As some of you may already know, Meditatio House has moved. We have moved from Hamilton Road, Ealing (West London) to Cloudesley Square, Islington (Central London) – Zone 3 to Zone 1 for people familiar with the London Tube zones.
Suburban life is now somewhat more cosmopolitan. Down the road is the well-known Chapel Market (one of London’s famous street markets), and all the cafés and trend that is Upper Street, Islington. Angel Tube Station is not far away.
The first room set up at Cloudesley Square was the meditation room. It is somewhat smaller than the one at Ealing. It was important that this room be up and running as soon as possible. The prayer life of the community and our meditation together is central. The meditation room is the heart of the house. As we unpacked the rest of the house meditating together in the meditation room helped to maintain a sense of stability.

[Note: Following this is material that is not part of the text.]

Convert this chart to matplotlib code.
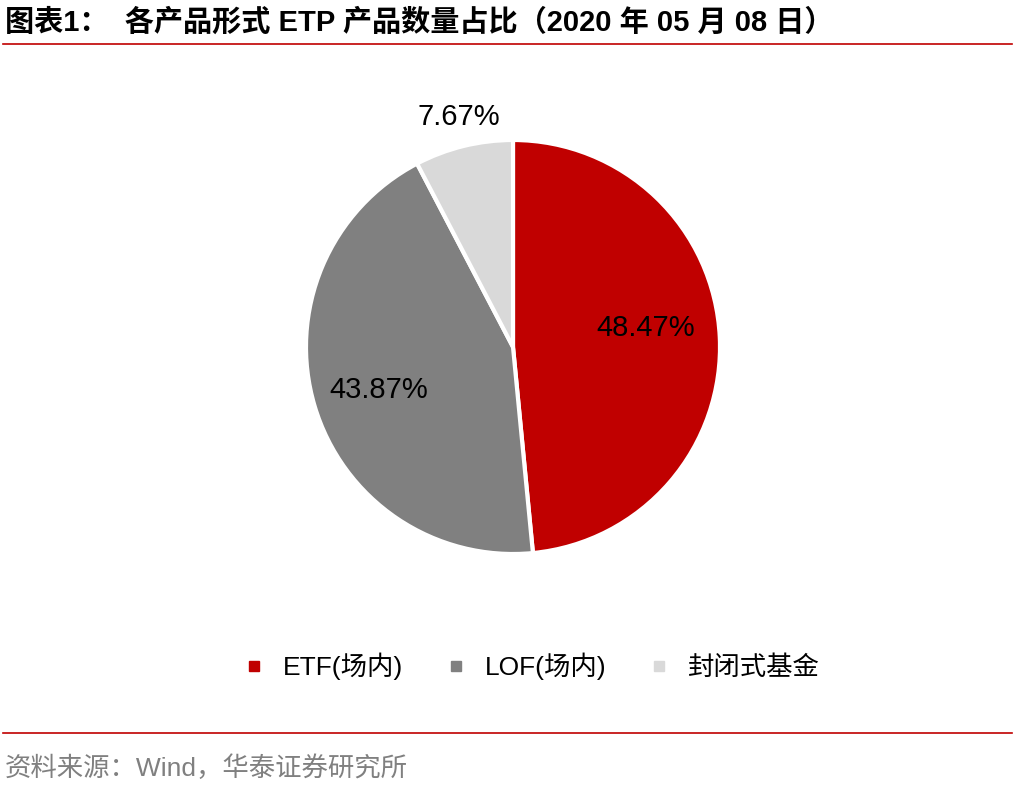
import matplotlib.pyplot as plt
from matplotlib.lines import Line2D

plt.rcParams['font.family'] = ['Liberation Sans', 'Noto Sans CJK SC', 'DejaVu Sans']

labels = ["ETF(场内)", "LOF(场内)", "封闭式基金"]
shares = [48.47, 43.87, 7.67]
colors = ["#C00000", "#808080", "#D9D9D9"]
RED = "#C00000"

fig = plt.figure(figsize=(10.17, 7.89), dpi=100)

# pie axes placed by pixel geometry of the reference
cx, cy, r = 513 / 1017, 1 - 347 / 789, 207
w, h = 2 * r / 1017, 2 * r / 789
ax = fig.add_axes([cx - w / 2, cy - h / 2, w, h])
wedges, _ = ax.pie(shares, colors=colors, startangle=90, counterclock=False,
                   radius=1.0, wedgeprops=dict(edgecolor="white", linewidth=3))
ax.set_xlim(-1, 1); ax.set_ylim(-1, 1); ax.set_aspect("equal")

label_pos = [(0.64, 0.09), (-0.65, -0.21), (-0.26, 1.11)]
for (x, y), v in zip(label_pos, shares):
    ax.text(x, y, f"{v:.2f}%", ha="center", va="center", fontsize=21, color="black")

# title and rules
fig.text(0.005, 0.972, "图表1：  各产品形式 ETP 产品数量占比（2020 年 05 月 08 日）",
         fontsize=21, weight="bold", va="center", ha="left")
fig.add_artist(Line2D([0.003, 0.995], [0.944, 0.944], color=RED, lw=1.2))
fig.add_artist(Line2D([0.003, 0.995], [0.071, 0.071], color=RED, lw=1.2))
fig.text(0.005, 0.027, "资料来源：Wind，华泰证券研究所", fontsize=19, color="#808080",
         va="center", ha="left")

handles = [Line2D([], [], marker="s", ls="", color=c, markersize=7) for c in colors]
fig.legend(handles, labels, loc="center", bbox_to_anchor=(0.515, 0.155), ncol=3,
           frameon=False, fontsize=19, handletextpad=0.1, columnspacing=1.0)

fig.savefig("out.png", dpi=100)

We all need some kind of stability. As our world becomes increasingly mobile and fast changing, for many of us we can no longer rely on our physical circumstance to provide enough stability. I think of my own life here as an example of this: here I am on the other side of the world from Australia (the country of my birth). And in Australia I don’t really have a ‘place’ of my own. I have a hometown, but not a physical home.
For many, stability of environment helps them with the human experience of growth and change. A lack of external stability can make the inner experience of growth and change difficult.
It is said that the internal of the spiritual life is about pitching tents rather than building houses. Growing in the divine life within us means growth and change becomes not only necessary, but expected and eventually welcomed. It is this growth and change that helps to integrate our self-consciousness with its forgotten roots: God and the mystery of our deepest self. To build a house is to settle down within us at one ‘place’ on this journey back into Love. At some point we may decide that we have had enough of change and just want to stay in the one spot, the one place of growth that we have come to.
Pitching a tent is about settling with the knowledge that, at some point, we will be on the move again. Eventually, the God of love and change will entice us to move on, deeper into forgetting ourselves and being re-membered into love. The extent to which we are responsive to this enticement is the extent to which we have embraced inner tent living.
This reality of inner growth and change can make external stability more important. A marriage, a family, a community, a monastery – all of these have been attempts to make the external stable and supple enough to be a support for growth and change. But what can we do if the external is in flux, no longer providing enough support? Alternatively, what can we do if the external has become too rigid, too fixed in its patterns and ways and no longer at the service of growth?
If we somehow lose touch with the divine life in and around us (the initiator of growth) and our attention is too much on our self-consciousness (without a contemplative balance), the danger is that we will become too fixed, rigid, within ourselves as we over-identify with self-consciousness. As this happens, in time, our living environments can begin to reflect this inner fixedness and become, instead, a distraction away from change and growth. A too stiff personality becomes the foundation of living rather than our being in God.
Alternatively, if our external environment is too unstable the danger is that we can become (again) too fixed, hard within ourselves in response to this instability.
Meditation can help. Practicing it is a commitment to tent living. And when a couple, a family, a community practices meditation together it ensures that the external – the physical and relational circumstances of our lives – are to some degree a reflection of our tent living, supple enough to embrace growth and change.
The moving of the Meditatio House community to Cloudesley Square is a reflection of the change that can happen due to the uncertainty of life. It is also an acceptance of the invitation to have the external of life supple enough to nurture our growth together into the Divine Life.
The commitment to meditation, and to meditating together, gives us a stable practice amid internal and external change.
The paradox is that meditation, as a contemplative practice, not only encourages in us growth and change, it also deepens us in the experience of an ultimate stability in God. As we pitch and re-pitch our tents, we carry the home that is the cell of our heart everywhere we go. Home is where the heart is. The heart is the home of divinity and our true selves. Everywhere we go our heart goes too.